Enter Romero, who is not only gracious but also quite demonstrative. His roars, fist bites and chest thumps after his two saves on Wednesday surely sent chills down the spines of every Churrasco-loving Argentine – if the chills weren't there already.
Those fans probably didn't expect such a show from Romero, seeing that Dutch backup goalie Tim Krul had stoned the Costa Rica shooters last weekend and became a Guillermo Ochoa-esque overnight sensation in doing so. When Sabella added forwards to the attack late in the match against the Dutch, there was an assumption that he was trying to avoid penalty kicks. Die-hard Argentina fans, deep down, may not have trusted Romero to out-cruel Krul. Turns out we never saw the Dutch monster – Van Gaal used all his subs and couldn't go to him – and instead Chiquito became a giant. By the time Messi coolly deposited his penalty kick into the Dutch goal, the show had already been stolen by Romero.

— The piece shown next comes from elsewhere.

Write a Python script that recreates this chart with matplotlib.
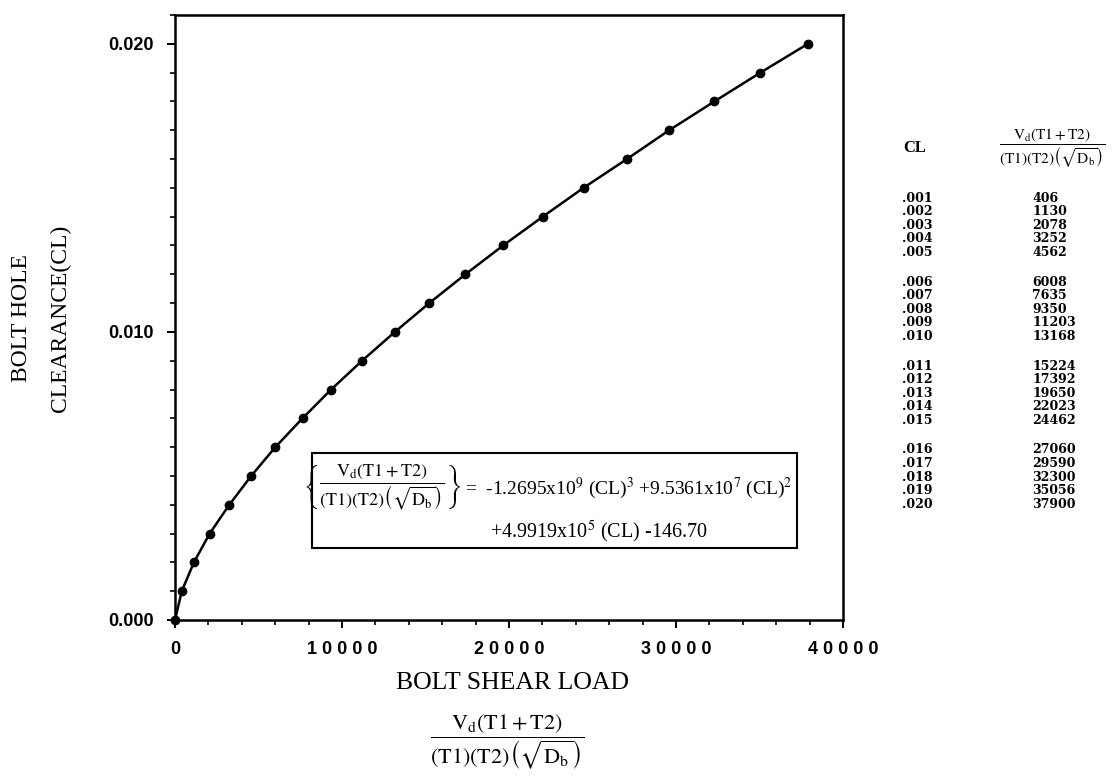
"""Bolt hole clearance vs. bolt shear load chart."""
import matplotlib
matplotlib.use("Agg")
import matplotlib.pyplot as plt
from matplotlib.patches import Rectangle
from matplotlib.ticker import MultipleLocator

# plotted points (origin + table rows)
CL = [0.000, 0.001, 0.002, 0.003, 0.004, 0.005, 0.006, 0.007, 0.008, 0.009,
      0.010, 0.011, 0.012, 0.013, 0.014, 0.015, 0.016, 0.017, 0.018, 0.019,
      0.020]
LOAD = [0, 406, 1130, 2078, 3252, 4562, 6008, 7635, 9350, 11203, 13168,
        15224, 17392, 19650, 22023, 24462, 27060, 29590, 32300, 35056, 37900]

X_TICKS = [0, 10000, 20000, 30000, 40000]
X_TICK_LABELS = ["0", "1 0 0 0 0", "2 0 0 0 0", "3 0 0 0 0", "4 0 0 0 0"]
Y_TICKS = [0.000, 0.010, 0.020]
Y_TICK_LABELS = ["0.000", "0.010", "0.020"]

FRAC = (r"$\dfrac{\mathrm{V_d(T1+T2)}}"
        r"{\mathrm{(T1)(T2)}\left(\sqrt{\mathrm{D_b}}\right)}$")

W, H = 1119, 779
SERIF = "Liberation Serif"
SANS = "Liberation Sans"


def fx(px):
    return px / W


def fy(py):
    return 1 - py / H


def main():
    plt.rcParams["mathtext.fontset"] = "stix"
    fig = plt.figure(figsize=(W / 100, H / 100), dpi=100)
    ax = fig.add_axes([fx(175), fy(620), (843 - 175) / W, (620 - 15) / H])

    ax.plot(LOAD, CL, color="black", lw=1.8, marker="o", ms=6,
            clip_on=False, zorder=3)
    ax.set_xlim(0, 40000)
    ax.set_ylim(0, 0.0210)

    ax.set_xticks(X_TICKS)
    ax.set_xticklabels(X_TICK_LABELS)
    ax.set_yticks(Y_TICKS)
    ax.set_yticklabels(Y_TICK_LABELS)
    ax.xaxis.set_minor_locator(MultipleLocator(2000))
    ax.yaxis.set_minor_locator(MultipleLocator(0.001))
    ax.tick_params(which="major", direction="out", length=6, width=1.4,
                   pad=9, labelsize=13)
    ax.tick_params(which="minor", direction="out", length=3.5, width=1.2)
    for lab in ax.get_xticklabels() + ax.get_yticklabels():
        lab.set_fontfamily(SANS)
        lab.set_fontweight("bold")
    for sp in ax.spines.values():
        sp.set_linewidth(1.8)

    # y label (two lines)
    fig.text(fx(22), fy(318), "BOLT HOLE", rotation=90, ha="center",
             va="center", family=SERIF, fontsize=17)
    fig.text(fx(60), fy(318), "CLEARANCE(CL)", rotation=90, ha="center",
             va="center", family=SERIF, fontsize=17)

    # x label + fraction
    fig.text(fx(513), fy(683), "BOLT SHEAR LOAD", ha="center", va="center",
             family=SERIF, fontsize=18.5)
    fig.text(fx(507), fy(742), FRAC, ha="center", va="center", fontsize=16)

    # formula box
    fig.patches.append(Rectangle((fx(312), fy(548)), (797 - 312) / W,
                                 (548 - 453) / H, transform=fig.transFigure,
                                 fill=False, lw=1.5, color="black"))
    fig.text(fx(382), fy(487),
             r"$\left\{" + FRAC[1:-1] + r"\right\}$",
             ha="center", va="center", fontsize=13)
    fig.text(fx(465), fy(488),
             r"=  -1.2695x10$^{9}$ (CL)$^{3}$ +9.5361x10$^{7}$ (CL)$^{2}$",
             ha="left", va="center", family=SERIF, fontsize=14)
    fig.text(fx(490), fy(532), r"+4.9919x10$^{5}$ (CL) -146.70",
             ha="left", va="center", family=SERIF, fontsize=14.5)

    # data table on the right
    fig.text(fx(915), fy(148), "CL", ha="center", va="center", family=SERIF,
             fontsize=12, fontweight="bold")
    fig.text(fx(1052), fy(148), FRAC, ha="center", va="center", fontsize=11)
    for i, (c, v) in enumerate(zip(CL[1:], LOAD[1:])):
        y = 198 + i * 13.6 + (i // 5) * 16
        fig.text(fx(902), fy(y), f"{c:.3f}"[1:], ha="left", va="center",
                 family="DejaVu Serif", fontsize=9, fontweight="bold")
        fig.text(fx(1032), fy(y), str(v), ha="left", va="center",
                 family="DejaVu Serif", fontsize=9, fontweight="bold")

    fig.savefig("out.png", dpi=100)


if __name__ == "__main__":
    main()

Truth is, Romero has been stellar from the get-go in this tournament. He has made more than a few spectacular saves, bailing out his boys both in the group stage and in the knockout round. He has allowed only three goals: one against Bosnia-Herzegovina after Argentina was up 2-0 late, and two against Nigeria in a mostly meaningless game. There's no stat for "important goals," but in that category, Romero has been perfect.
He will have to remain so as he is now dueling with Manuel Neuer, Germany's goalie and one of the best stoppers in the world. Neuer allowed two goals to Ghana in a strangely chaotic second half, but other than that he's been his usual stalwart self. It is hard to imagine Neuer allowing more than one goal in the World Cup final, especially considering the way Joachim Loew's team plays defense. Romero may well have to be perfect again, except this time against perhaps the best array of scorers he's ever seen.
What started at the Maracana a month ago, with a dash of disappointment, finishes at the same spot, with a crescendo of hope. A nation of Argentines have looked to Leo the Lion to shepherd their team to glory, and now they look to Chiquito to save one more day.